To make the somewhat shocking proposition of moving out of its truly wonderful new building more palatable, Bharucha threw in another move into his announcement today. He's taking one for the team and moving out of the school's "Preisdent's Residency" at 21 Stuyvesant Street immediately. Instead he's going to live in regular old Academic housing next door to St. Mark's Books. In terms of showing that everyone has to take cuts in tough times, and softening the blow of giving up a crown jewel, that's a good move on Bharucha's part. But it doesn't mean this doesn't just sting.

Update: Well, that story was too good to be true. A rep from Cooper Union tells us the website and letter we linked to above were NOT from the school. In the context of the school's ongoing financial concerns, however, the story as presented (with a slick website and a legit seeming e-mail with release) seemed initially plausible. Nevertheless, we sincerely regret rushing to publicize this before getting official confirmation from Cooper Union.

Meanwhile, those looking to learn more about efforts to keep the school tuition free head over to Friends of Cooper Union, where they're gearing up for a Community Summit on Thursday, April 26.

Update 2: We've now exchanged a few e-mails with the kid behind the hoax, a Cooper Union junior named Alan Lundgard (whose since-closed still-active cooper.edu e-mail was what caught us off guard in the first place). He claims to have been behind the protest unilaterally—he "felt there would be repercussions, and that I was in a unique position absorb them"—with credit to The Yes Men and made the fake website while taking a web design class at the school. As to the point of the hoax, here's what he had to say:

As a current Junior and Student Council President in The Cooper Union School of Art, I am guaranteed the incredible gift of a full-tuition scholarship. This protest is meant to help preserve that gift for future generations of students. The question has become: what do we consider more expendable, a 110-year tradition dedicated to the value of tuition-free, merit-based education, or a three year old trophy building that is partially responsible for the Institution's current fiscal turmoil?

It goes without saying that Cooper Union is one of the last remaining institutions of higher-education that grants full-tuition scholarships to each student admitted solely on the basis of merit.
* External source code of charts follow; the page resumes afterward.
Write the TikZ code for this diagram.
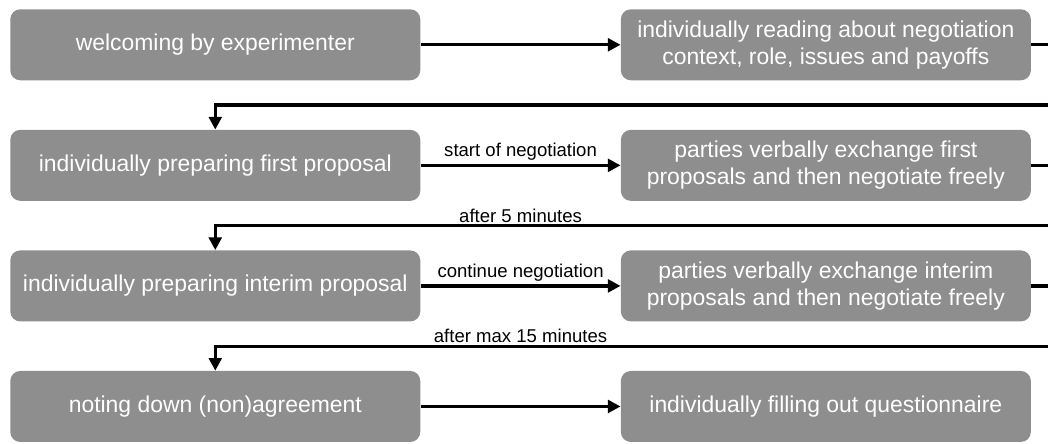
\documentclass[tikz,border=0pt]{standalone}
\usepackage{fontspec}
\setmainfont{Liberation Sans}
\usetikzlibrary{arrows.meta,positioning,calc}
\definecolor{boxgray}{RGB}{142,142,142}
\tikzset{
    %Define standard arrow tip
    >={Triangle[length=9pt,width=9pt]},
    %Define style for the stages
    stage/.style={
           rectangle,
           rounded corners=0.25cm,
           fill=boxgray,
           text=white,
           minimum width=10.25cm,
           minimum height=1.775cm,
           inner sep=0pt,
           align=center,
           font=\fontsize{16.3}{19.5}\selectfont},
    % Define arrow style
    flow/.style={
           ->,
           line width=2.4pt},
    % Define style for arrow labels
    note/.style={
           font=\fontsize{13.2}{15}\selectfont,
           inner sep=2pt}
}

\begin{document}
\begin{tikzpicture}[node distance=1.225cm and 5cm]
		\useasboundingbox (0,0) rectangle (26.2,-11.075);
		\node[stage, anchor=north west] (welcome) at (0.25,-0.225) {welcoming by experimenter};
		\node[stage, right=of welcome] (reading) {individually reading about negotiation\\context, role, issues and payoffs};
		\node[stage, below=of welcome] (firstprep) {individually preparing first proposal};
		\node[stage, right=of firstprep] (firstexch) {parties verbally exchange first\\proposals and then negotiate freely};
		\node[stage, below=of firstprep] (interimprep) {individually preparing interim proposal};
		\node[stage, right=of interimprep] (interimexch) {parties verbally exchange interim\\proposals and then negotiate freely};
		\node[stage, below=of interimprep] (noting) {noting down (non)agreement};
		\node[stage, right=of noting] (questions) {individually filling out questionnaire};
		% arrows within a row
		\draw[flow] (welcome) -- (reading);
		\draw[flow] (firstprep) -- node[note, above] {start of negotiation} (firstexch);
		\draw[flow] (interimprep) -- node[note, above] {continue negotiation} (interimexch);
		\draw[flow] (noting) -- (questions);
		% arrows back to the next row
		\coordinate (back1) at ($(reading.south)!0.5!(firstexch.north)$);
		\coordinate (back2) at ($(firstexch.south)!0.5!(interimexch.north)$);
		\coordinate (back3) at ($(interimexch.south)!0.5!(questions.north)$);
		\coordinate (gapmid) at ($(welcome.east)!0.5!(reading.west)$);
		\draw[flow] (reading.east) -- ++(1,0) |- (back1) -| (firstprep.north);
		\draw[flow] (firstexch.east) -- ++(1,0) |- (back2) -| (interimprep.north);
		\draw[flow] (interimexch.east) -- ++(1,0) |- (back3) -| (noting.north);
		\node[note, above] (after5) at (gapmid |- back2) {after 5 minutes};
		\node[note, above] (after15) at (gapmid |- back3) {after max 15 minutes};
	\end{tikzpicture}
\end{document}
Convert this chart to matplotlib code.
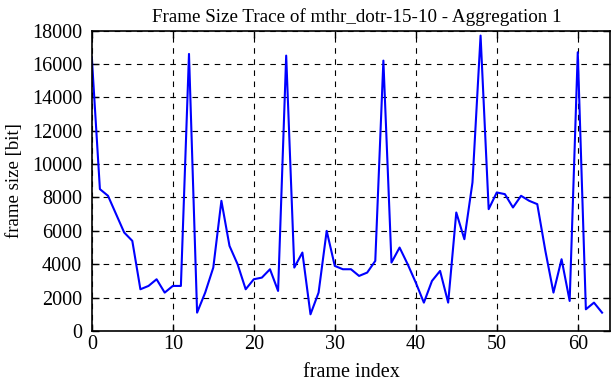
import matplotlib
matplotlib.use("Agg")
import matplotlib.pyplot as plt

# frame sizes in bit
frame_index = list(range(64))
frame_size = [
    16400, 8500, 8100, 7000, 5900, 5400, 2500, 2700, 3100, 2300,
    2700, 2700, 16600, 1100, 2300, 3800, 7800, 5100, 4000, 2500,
    3100, 3200, 3700, 2400, 16500, 3800, 4700, 1000, 2300, 6000,
    3900, 3700, 3700, 3300, 3500, 4200, 16200, 4100, 5000, 4000,
    2900, 1700, 3000, 3600, 1700, 7100, 5500, 8900, 17700, 7300,
    8300, 8200, 7400, 8100, 7800, 7600, 4800, 2300, 4300, 1800,
    16700, 1300, 1700, 1100,
]

plt.rcParams["font.family"] = "Liberation Serif"
plt.rcParams["font.size"] = 14.5

fig = plt.figure(figsize=(6.12, 3.82), dpi=100)
ax = fig.add_axes([0.150, 0.1335, 0.847, 0.7865])

ax.plot(frame_index, frame_size, color="#0000ff", linewidth=1.5)

ax.set_xlim(0, 64)
ax.set_ylim(0, 18000)
ax.set_xticks(range(0, 61, 10))
ax.set_yticks(range(0, 18001, 2000))
ax.grid(True, color="black", linestyle=(0, (5, 5)), linewidth=0.8)
ax.tick_params(direction="in", top=True, right=True, length=5, width=1)
ax.tick_params(axis="y", pad=7)
ax.tick_params(axis="x", pad=3)
for s in ax.spines.values():
    s.set_linewidth(1.2)

ax.set_xlabel("frame index")
ax.xaxis.set_label_coords(0.5, -0.108)
ax.set_ylabel("frame size [bit]", fontsize=13.5)
ax.yaxis.set_label_coords(-0.133, 0.5)
ax.set_title("Frame Size Trace of mthr_dotr-15-10 - Aggregation 1",
             fontsize=13.7, pad=6, x=0.512)

fig.savefig("out.png", dpi=100)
As national student loan debt passes one trillion dollars next week, Cooper Union's model is worth protecting and emulating, not scrapping.
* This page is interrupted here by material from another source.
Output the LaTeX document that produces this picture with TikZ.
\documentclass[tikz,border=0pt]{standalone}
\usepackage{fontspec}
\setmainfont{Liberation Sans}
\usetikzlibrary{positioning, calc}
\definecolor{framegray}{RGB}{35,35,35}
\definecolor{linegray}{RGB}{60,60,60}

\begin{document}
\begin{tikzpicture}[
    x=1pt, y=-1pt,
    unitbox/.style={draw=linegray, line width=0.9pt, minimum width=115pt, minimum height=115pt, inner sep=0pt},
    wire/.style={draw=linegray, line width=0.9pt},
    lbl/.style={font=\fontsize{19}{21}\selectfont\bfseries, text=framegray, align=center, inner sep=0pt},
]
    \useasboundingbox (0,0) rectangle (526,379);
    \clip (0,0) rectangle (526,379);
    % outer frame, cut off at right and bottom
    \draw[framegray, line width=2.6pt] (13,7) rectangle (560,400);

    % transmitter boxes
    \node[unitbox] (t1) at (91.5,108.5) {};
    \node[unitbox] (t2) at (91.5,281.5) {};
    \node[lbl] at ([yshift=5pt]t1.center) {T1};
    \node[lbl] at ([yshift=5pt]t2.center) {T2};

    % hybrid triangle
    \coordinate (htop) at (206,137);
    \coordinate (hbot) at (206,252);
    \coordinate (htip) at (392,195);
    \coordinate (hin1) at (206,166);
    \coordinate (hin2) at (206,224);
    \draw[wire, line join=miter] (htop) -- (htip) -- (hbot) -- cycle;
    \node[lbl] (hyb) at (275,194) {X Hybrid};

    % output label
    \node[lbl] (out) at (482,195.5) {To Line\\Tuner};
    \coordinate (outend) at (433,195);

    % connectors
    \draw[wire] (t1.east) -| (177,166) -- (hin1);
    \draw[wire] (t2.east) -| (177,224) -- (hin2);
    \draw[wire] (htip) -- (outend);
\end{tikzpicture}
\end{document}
Although not directly subject to the debilitating effects of unforgivable student loan debt, it is clear to the student body that the importance of protecting Cooper Union's mission has consequences beyond our tiny college. Everywhere the spiraling costs of tuition and the crippling pressures of student debt limit the ability of graduates to pursue the American dream. In this context, it is more important than ever to advocate for Cooper Union's ethos-- without discrimination based on one's ability to pay, but on the merit of hard work and dedication-- that education should be as free as air and water.